Large swathes of ski resorts in the Alps found themselves in a green situation mid-winter. Temperatures were so high that even snowmakers were inoperable: many resorts chose to shut down, while others opened their chair lifts for typically summer activities like hiking. As extreme heat becomes increasingly common, a wide range of business activities and industries will be disrupted, if they haven’t already.
That said, ski resorts are but a small niche in the world economy; far more concerning would be if larger, global players were to face heat-related disruptions. Of course that has already happened, as summer heatwaves in 2022 caused data centre meltdowns for critical internet companies, including Google, Oracle and Twitter.
This new range of climate change impacts are in addition to already well documented disruptions in materiality and supply chain (such as decreases in agricultural yield), therefore businesses of all kinds must be cognizant of the impact heat can have on their operations.
Adaptation is not a fix
For many companies, the approach has been to adapt to these new changes, such as creating geographic redundancy in their supply chain and production, but is this sufficient? While ski resorts may be able adapt to snow-less winters by switching to other activities, it does not negate the loss of the skiing industry as a whole. The collapse of commercial fisheries might be accommodated in the short term by sourcing from other still-productive waters, but merely creates higher immediate costs without a long term fix. In other words, firms prioritising adaptation may see success for a while, but long term sustainability is impossible as the root causes are unaddressed.
The crux is that unrestricted consumption of resources, as enabled by an expansion of the free market, has found itself in a conundrum. While often vaunted for creating consumer choice, decades of environmental damage has begun to impose restrictions on the kinds of activities (business or otherwise) people can engage in. The focus should thus be on developing and executing comprehensive mitigation approaches that can create positive outcomes for the environment and its people, which itself ensures the sustainability of the business.
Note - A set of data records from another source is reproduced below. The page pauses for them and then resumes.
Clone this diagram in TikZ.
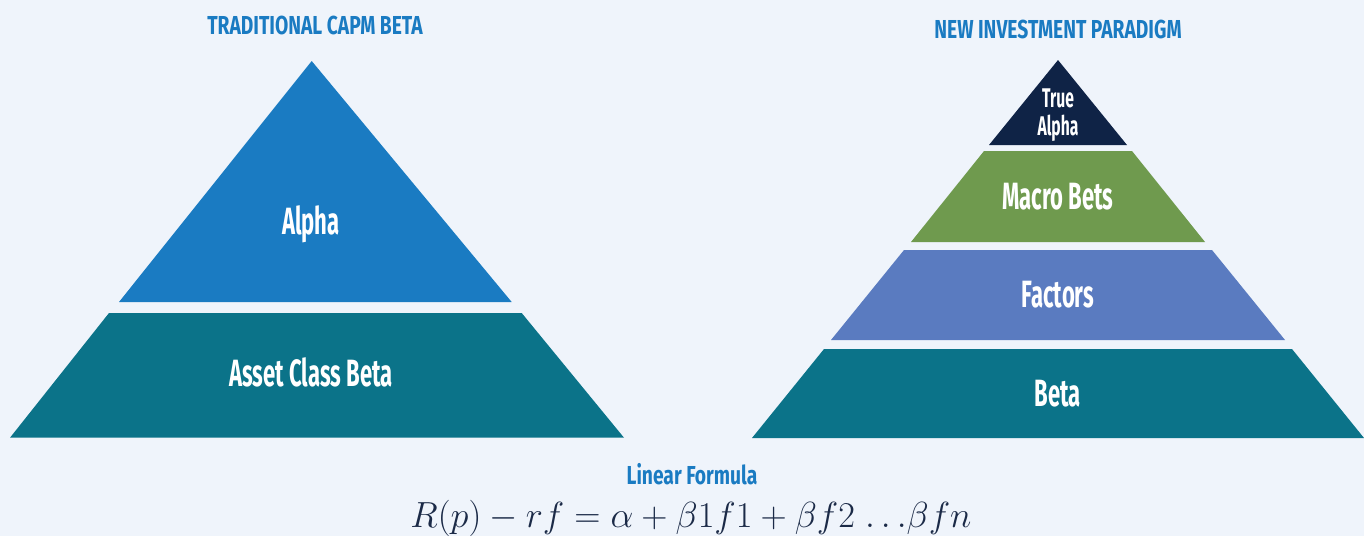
\documentclass[tikz,border=0pt]{standalone}
\usepackage{amsmath,amssymb}
\usepackage{fontspec}
\usepackage{tikz}
\usetikzlibrary{positioning,calc}
\newfontfamily\headfont{Fira Sans}[FakeStretch=0.74]
\newfontfamily\tierfont{Fira Sans}[FakeStretch=0.58]
\definecolor{paper}{HTML}{EFF4FB}
\definecolor{capblue}{HTML}{1A7BC2}
\definecolor{tealbeta}{HTML}{0B7389}
\definecolor{navy}{HTML}{0F2346}
\definecolor{macrogreen}{HTML}{6F9A4E}
\definecolor{factorblue}{HTML}{5A7BC0}
\definecolor{ink}{HTML}{1B2A47}

\begin{document}
\begin{tikzpicture}[
    x=1pt, y=-1pt,
    title/.style={text=capblue, anchor=base, inner sep=0pt,
      font=\headfont\bfseries\fontsize{26}{28}\selectfont},
    tier/.style={text=white, anchor=base, inner sep=0pt,
      font=\tierfont\bfseries\fontsize{38}{40}\selectfont},
    smalltier/.style={tier, font=\tierfont\bfseries\fontsize{27}{29}\selectfont}
  ]
  \fill[paper] (0,0) rectangle (1364,536);
  \useasboundingbox (0,0) rectangle (1364,536);

  % traditional pyramid
  \fill[capblue] (311.7,61) -- (511.7,302) -- (119,302) -- cycle;
  \fill[tealbeta] (109,313) -- (521.7,313) -- (624,437.7) -- (10,437.7) -- cycle;
  \node[title] (capmtitle) at (315,34) {TRADITIONAL CAPM BETA};
  \node[tier] (alpha) at (311,234) {Alpha};
  \node[tier] (assetbeta) at (311,386) {Asset Class Beta};

  % new paradigm pyramid
  \fill[navy] (1058,60) -- (1127,145) -- (989,145) -- cycle;
  \fill[macrogreen] (984,151) -- (1132,151) -- (1205,242) -- (911,242) -- cycle;
  \fill[factorblue] (904,250) -- (1212,250) -- (1285,340) -- (831,340) -- cycle;
  \fill[tealbeta] (824,349) -- (1292,349) -- (1364,438) -- (752,438) -- cycle;
  \node[title] (newtitle) at (1058,38) {NEW INVESTMENT PARADIGM};
  \node[smalltier] (truealpha) at (1058,107) {True};
  \node[smalltier] (truealpha2) at (1058,135) {Alpha};
  \node[tier] (macro) at (1058,209) {Macro Bets};
  \node[tier] (factors) at (1058,307) {Factors};
  \node[tier] (beta) at (1058,406) {Beta};

  % formula
  \node[title] (lintitle) at (692,484) {Linear Formula};
  \node[anchor=base, inner sep=0pt, text=ink, font=\fontsize{24.88}{28}\selectfont] (formula) at (691,527)
    {\scalebox{1.46}{$R(p)-rf=\alpha+\beta1f1+\beta f2\;{\ldots}\beta fn$}};
\end{tikzpicture}
\end{document}
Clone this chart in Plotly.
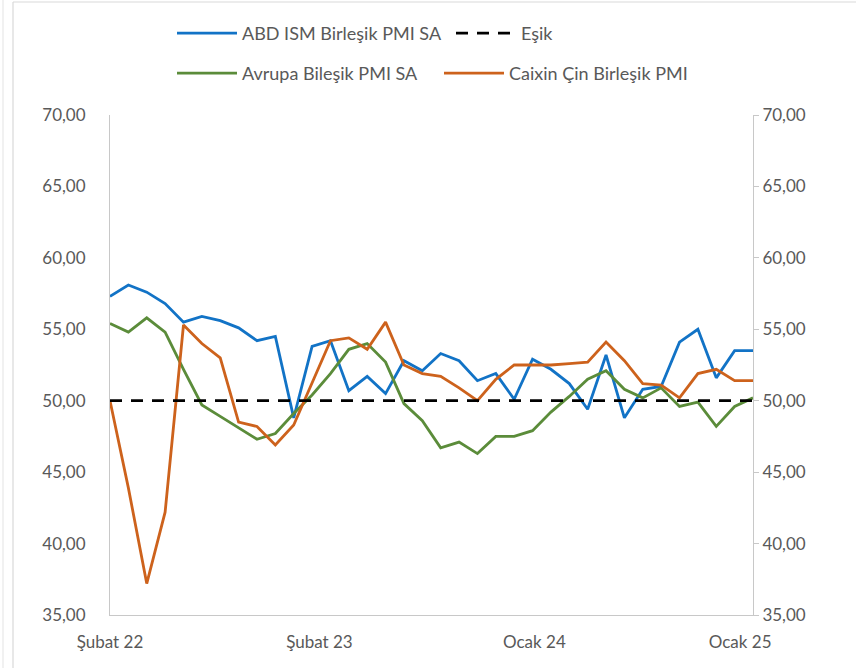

Mitigation requires nuance
For the majority of large corporations, mitigation primarily refers to carbon neutrality. As firms work towards promoting efficiency and reducing emissions, their remaining carbon output is offset through carbon credits. In theory, this presents itself as an effective solution. Trees planted, for example, will store carbon as they grow. However, the critical piece of science is that this carbon must be sequestered into the earth permanently, so any disruption to this process (fires, using the trees for wood etc.) renders the carbon credits useless. Beyond that, even high quality, ‘gold’ standard carbon credits appear ineffective and their impact exaggerated, such as this recent research exposing flaws in the carbon accounting of Verra, an industry leader. A further dive into carbon credits has been covered on our website, which also highlights the ‘quick-fix’ nature of this approach. Using carbon offsets as part of the mitigation strategy can therefore be helpful, but must be approached with caution and proper accounting and management.
Technology can and should serve a role in reducing carbon emissions, but they should not be the only approach. After all, technological progress and innovation has been slowing relative to the urgency to reduce carbon, with current projections estimating only a mitigation of 13% of the economic damage by 2100. Furthermore, the inequalities across geographies will be exacerbated as a technocentric approach privileges wealthy states and institutions, which can provide the support for businesses to transform. Businesses need a more considered mitigation strategy.
Governments, businesses and individuals need to come together in the fight against climate change. Whether it be climate change and ESG compliance through frameworks like GRI, TCFD or the SDGs, regulation and accountability are important. Creativity is required to evaluate not just future innovations, but existing production, extraction and consumption processes. More than that, firms need to take initiative to ensure their business activities generate equitable and sustainable outcomes for people all along the value chain, through careful involvement of stakeholders. In this way, alleviating pressures on natural systems and resources has the dual benefit of preserving one’s own businesses in the long term as well.